____ Provided data

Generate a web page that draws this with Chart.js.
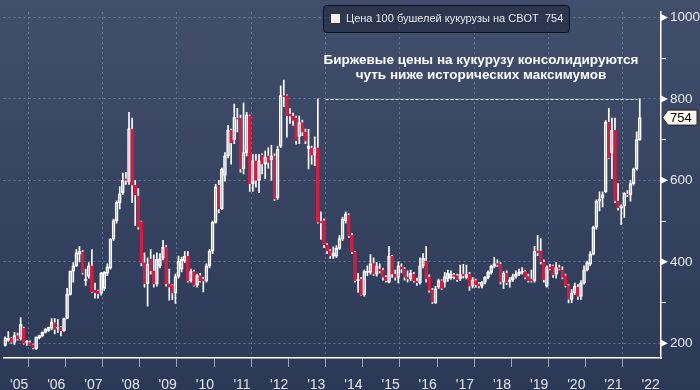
<!DOCTYPE html>
<html>
<head>
<meta charset="utf-8">
<script src="https://cdn.jsdelivr.net/npm/chart.js@4.4.1/dist/chart.umd.min.js"></script>
<style>
  html, body { margin: 0; padding: 0; background: #34425f; }
  #wrap { width: 700px; height: 390px; }
</style>
</head>
<body>
<div id="wrap"><canvas id="chart" width="700" height="390"></canvas></div>
<script>
// monthly candles, first one = Feb 2005
const startYear = 2005, startMonth = 2;

const open = [
  195,207,213,202,219,211,238,202,202,197,186,
  213,218,227,231,237,251,237,240,231,261,320,377,
  390,418,424,354,364,390,330,329,323,335,372,385,
  456,501,545,570,604,596,726,588,561,497,398,346,
  406,378,346,390,410,436,346,342,324,364,382,402,
  414,354,376,342,366,358,353,390,426,497,588,530,
  612,660,723,700,753,753,628,668,759,592,648,600,
  662,640,660,650,660,557,684,808,808,763,758,753,
  708,742,719,678,680,662,680,499,501,442,427,414,
  414,433,457,501,515,466,424,354,358,319,374,374,
  396,370,382,380,362,350,414,370,362,388,382,362,
  358,370,353,348,390,402,362,330,299,338,354,350,
  358,361,368,366,358,370,362,370,340,354,346,340,
  350,362,374,389,396,394,350,372,350,356,364,370,
  374,376,364,358,354,427,426,400,340,388,390,370,
  386,380,366,342,308,324,338,315,348,380,394,419,
  485,549,557,572,743,668,723,549,533,537,567,565,
  592,628,700
];
const high = [
  216,229,215,227,225,263,240,207,206,198,216,
  220,228,236,240,261,261,259,241,262,335,378,398,
  430,438,428,382,398,430,348,331,374,376,395,458,
  505,550,585,618,620,767,753,600,580,500,422,410,
  430,417,422,420,453,440,382,345,370,414,412,426,
  426,382,380,370,372,362,395,430,500,590,600,630,
  668,735,726,787,777,760,790,767,760,664,664,664,
  665,672,680,686,665,684,832,846,810,776,765,758,
  758,748,726,725,684,707,800,523,505,445,430,437,
  440,465,510,523,518,470,425,372,362,380,390,418,
  410,398,395,385,366,438,416,380,400,395,386,378,
  380,374,360,410,420,438,368,335,340,358,356,374,
  380,378,372,370,392,394,392,374,362,358,350,352,
  364,378,392,411,405,398,376,378,362,370,378,382,
  386,380,370,380,438,465,457,405,390,394,392,398,
  392,388,370,345,332,348,345,354,390,402,425,488,
  552,572,572,747,777,753,753,592,540,570,575,600,
  630,719,800
];
const low = [
  193,205,200,197,208,208,198,195,196,186,185,
  211,216,225,229,233,223,227,218,229,260,318,350,
  388,400,370,342,360,325,311,311,318,330,366,382,
  452,495,530,565,590,590,545,489,480,390,338,291,
  370,338,340,385,405,340,306,307,298,360,375,398,
  350,350,340,338,350,326,350,385,420,495,520,528,
  598,655,640,690,719,620,616,660,573,573,583,570,
  616,604,630,600,550,553,680,781,706,740,735,689,
  690,710,690,628,640,636,495,455,435,420,408,408,
  410,430,452,495,460,420,350,325,318,316,366,370,
  366,365,373,355,350,348,362,355,348,373,355,350,
  354,350,342,345,385,350,325,298,298,334,332,338,
  352,357,358,352,354,360,358,330,336,337,336,336,
  346,358,370,385,388,346,334,344,338,352,360,366,
  370,358,350,350,350,415,395,350,338,380,362,360,
  380,358,338,299,300,320,308,308,345,378,390,417,
  480,525,535,570,654,604,545,527,491,509,560,549,
  588,625,698
];
const close = [
  213,213,202,219,210,247,200,205,196,188,215,
  219,227,235,239,252,234,240,231,261,320,377,390,
  422,426,373,358,390,327,324,321,372,374,388,456,
  501,546,567,600,600,727,588,565,485,398,346,394,
  378,346,406,408,436,346,338,324,364,402,406,414,
  354,376,342,366,354,353,390,426,497,584,529,628,
  660,723,692,755,750,628,668,761,592,648,600,648,
  640,658,644,660,554,676,808,805,758,758,747,697,
  742,718,696,684,662,680,497,496,442,426,414,422,
  433,457,505,517,464,424,354,358,319,377,377,396,
  370,390,377,362,353,414,370,362,390,382,362,358,
  372,353,348,390,409,358,330,301,334,354,335,364,
  372,370,364,356,370,366,370,340,356,344,340,350,
  362,374,389,396,393,350,372,348,356,364,370,374,
  377,362,354,354,426,422,400,356,388,383,368,386,
  382,362,340,308,324,340,315,348,380,398,419,485,
  549,554,565,743,656,723,549,533,537,568,565,592,
  628,700,754
];

const yearLabels = ["'05","'06","'07","'08","'09","'10","'11","'12","'13",
                    "'14","'15","'16","'17","'18","'19","'20","'21","'22"];
const priceTicks = [200, 300, 400, 500, 600, 700, 800, 900, 1000];
const lastPrice = 754;
const levelLine = 800;
const legendText = 'Цена 100 бушелей кукурузы на CBOT  754';
const noteLines = ['Биржевые цены на кукурузу консолидируются', 'чуть ниже исторических максимумов'];

const RED = '#d81b3f';
const WHITE = '#ffffff';
const GRID = 'rgba(110,140,170,0.75)';
const FONT = "'Liberation Sans', Arial, sans-serif";

// month centre as fractional year
const t = open.map((_, i) => startYear + (startMonth - 1 + i + 0.5) / 12);

const bodies = t.map((x, i) => ({ x, y: [Math.min(open[i], close[i]), Math.max(open[i], close[i])] }));
const wickUp = t.map((x, i) => ({ x, y: [Math.max(open[i], close[i]), high[i]] }));
const wickDown = t.map((x, i) => ({ x, y: [low[i], Math.min(open[i], close[i])] }));
const isDown = open.map((o, i) => close[i] < o);

const tickVal = c => (c && c.tick) ? c.tick.value : NaN;

const bg = {
  id: 'bg',
  beforeDraw(chart) {
    const { ctx, width, height } = chart;
    const g = ctx.createLinearGradient(0, 0, 0, height);
    g.addColorStop(0, '#414f6d');
    g.addColorStop(1, '#2b3856');
    ctx.save();
    ctx.fillStyle = g;
    ctx.fillRect(0, 0, width, height);
    ctx.restore();
  }
};

const extras = {
  id: 'extras',
  afterDraw(chart) {
    const { ctx, scales: { x, y } } = chart;
    const axisX = y.left;
    ctx.save();

    // triangles on the major price ticks
    ctx.fillStyle = WHITE;
    priceTicks.filter(v => v % 200 === 0).forEach(v => {
      const py = y.getPixelForValue(v);
      ctx.beginPath();
      ctx.moveTo(axisX, py - 3.5);
      ctx.lineTo(axisX + 7, py);
      ctx.lineTo(axisX, py + 3.5);
      ctx.closePath();
      ctx.fill();
    });

    // dashed level line
    const ly = Math.round(y.getPixelForValue(levelLine)) + 0.5;
    ctx.strokeStyle = WHITE;
    ctx.lineWidth = 1;
    ctx.setLineDash([3, 2]);
    ctx.beginPath();
    ctx.moveTo(x.getPixelForValue(2013.75), ly);
    ctx.lineTo(x.getPixelForValue(2022.15), ly);
    ctx.stroke();
    ctx.setLineDash([]);

    // legend box
    const lx = 323, ly0 = 5, lw = 246, lh = 27;
    ctx.fillStyle = 'rgba(38,48,70,0.75)';
    ctx.strokeStyle = '#0d1018';
    ctx.beginPath();
    ctx.roundRect(lx + 0.5, ly0 + 0.5, lw, lh, 3);
    ctx.fill();
    ctx.stroke();
    ctx.fillStyle = '#fbeee9';
    ctx.fillRect(331, 14, 9, 9);
    ctx.fillStyle = '#e8e8ec';
    ctx.font = '11px ' + FONT;
    ctx.textBaseline = 'middle';
    ctx.textAlign = 'left';
    ctx.fillText(legendText, 346, 19);

    // note
    ctx.fillStyle = WHITE;
    ctx.font = 'bold 13.5px ' + FONT;
    ctx.textAlign = 'center';
    ctx.fillText(noteLines[0], 481, 60.5);
    ctx.fillText(noteLines[1], 481, 75);

    // last price tag
    const py = y.getPixelForValue(lastPrice);
    ctx.fillStyle = '#fdf8ee';
    ctx.strokeStyle = '#222';
    ctx.beginPath();
    ctx.moveTo(axisX + 1.5, py);
    ctx.lineTo(axisX + 7, py - 7.5);
    ctx.lineTo(697, py - 7.5);
    ctx.lineTo(697, py + 7.5);
    ctx.lineTo(axisX + 7, py + 7.5);
    ctx.closePath();
    ctx.fill();
    ctx.stroke();
    ctx.fillStyle = '#000';
    ctx.font = '13px ' + FONT;
    ctx.textAlign = 'left';
    ctx.fillText(String(lastPrice), 670, py + 0.5);
    ctx.restore();
  }
};

new Chart(document.getElementById('chart'), {
  type: 'bar',
  data: {
    datasets: [
      {
        data: bodies,
        order: 0,
        grouped: false,
        barThickness: 3,
        borderWidth: 1,
        borderSkipped: false,
        backgroundColor: isDown.map(d => d ? RED : 'transparent'),
        borderColor: isDown.map(d => d ? RED : WHITE)
      },
      { data: wickUp, order: 1, grouped: false, barThickness: 1, backgroundColor: WHITE, borderWidth: 0 },
      { data: wickDown, order: 1, grouped: false, barThickness: 1, backgroundColor: WHITE, borderWidth: 0 }
    ]
  },
  options: {
    responsive: false,
    animation: false,
    devicePixelRatio: 1,
    layout: { padding: 0 },
    plugins: { legend: { display: false }, tooltip: { enabled: false } },
    scales: {
      x: {
        type: 'linear',
        offset: false,
        min: 2005.08,
        max: 2022.78,
        afterBuildTicks(axis) {
          const ticks = [];
          for (let yr = 2005; yr <= 2022; yr++) {
            if (yr > 2005) ticks.push({ value: yr });
            ticks.push({ value: yr + 0.5 });
          }
          axis.ticks = ticks;
        },
        afterFit(axis) { axis.height = 32; },
        ticks: {
          autoSkip: false,
          maxRotation: 0,
          padding: 10,
          color: '#e4e6ec',
          font: { family: FONT, size: 14 },
          callback: v => Number.isInteger(v) ? '' : yearLabels[Math.floor(v) - 2005]
        },
        grid: {
          color: c => {
            const v = tickVal(c);
            return (Number.isInteger(v) && v % 2 === 0) ? GRID : 'rgba(0,0,0,0)';
          },
          tickColor: c => Number.isInteger(tickVal(c)) ? '#9aa2b4' : 'rgba(0,0,0,0)',
          tickLength: 9,
          lineWidth: 1
        },
        border: { display: true, color: WHITE, width: 1.5, dash: [2, 3] }
      },
      y: {
        position: 'right',
        min: 164,
        max: 1013,
        afterBuildTicks(axis) { axis.ticks = priceTicks.map(v => ({ value: v })); },
        afterFit(axis) { axis.width = 39; },
        ticks: {
          padding: 4,
          color: '#e8eaf0',
          font: { family: FONT, size: 13.5 },
          callback: v => v % 200 === 0 ? String(v) : ''
        },
        grid: {
          color: c => tickVal(c) % 200 === 0 ? GRID : 'rgba(0,0,0,0)',
          tickColor: c => {
            const v = tickVal(c);
            return (isNaN(v) || v % 200 === 0) ? 'rgba(0,0,0,0)' : WHITE;
          },
          tickLength: 5,
          lineWidth: 1
        },
        border: { display: true, color: WHITE, width: 1.5, dash: [2, 3] }
      }
    }
  },
  plugins: [bg, extras]
});
</script>
</body>
</html>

________

▸ **Work required**: Quote, exactly and only, the lines from the first line of the data above through the line containing "const startYear = 2005, startMonth = 2;". The pictures do not belong in it.

▸ **Solution for this problem**:
Generate a web page that draws this with Chart.js.
<!DOCTYPE html>
<html>
<head>
<meta charset="utf-8">
<script src="https://cdn.jsdelivr.net/npm/chart.js@4.4.1/dist/chart.umd.min.js"></script>
<style>
  html, body { margin: 0; padding: 0; background: #34425f; }
  #wrap { width: 700px; height: 390px; }
</style>
</head>
<body>
<div id="wrap"><canvas id="chart" width="700" height="390"></canvas></div>
<script>
// monthly candles, first one = Feb 2005
const startYear = 2005, startMonth = 2;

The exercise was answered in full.